The most significant conceptual challenge was distinguishing the classical rhetorical framework from the three practical lenses without creating cognitive overload for the learner. I decided to introduce the classical tradition as foundational context, then I positioned the lenses as a practical extension of it, returning to the classical framework only in the reflection section after the lenses have been fully internalized. This prevented the two frameworks from appearing as competing systems.

The branching scenario was the most demanding element to design well. I consulted other eLearning courses that featured similar interactions, noting their strengths and weaknesses. I also researched near-identical scenarios to create the most plausible consequences for each decision.

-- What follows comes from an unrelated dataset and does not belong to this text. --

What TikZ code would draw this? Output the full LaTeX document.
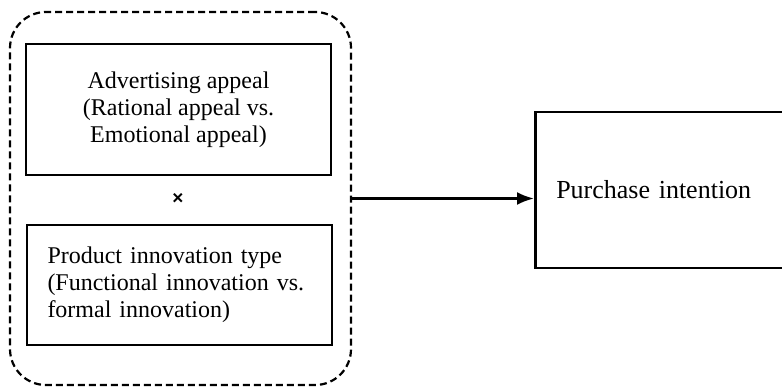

Scripting accumulating consequences rather than convergent branches required sustained logical discipline — I needed to produce nine consequence screens, each specific to the path that led there, each consisting of both narrative and analytical feedback. My goal, ultimately, was to make every choice genuinely matter, which I find to be rare in professional eLearning.

As the first course I built, Reading the Room confirmed that a rigorous humanities-grounded framework can be translated into a professional eLearning experience with real-world applications. It also guided me in the design of subsequent courses, reminding me that the humanities are essential for helping us thrive in professional environments and in our personal lives. Such courses, I found, can be intellectually serious without being academically remote, practically grounded without being reductive.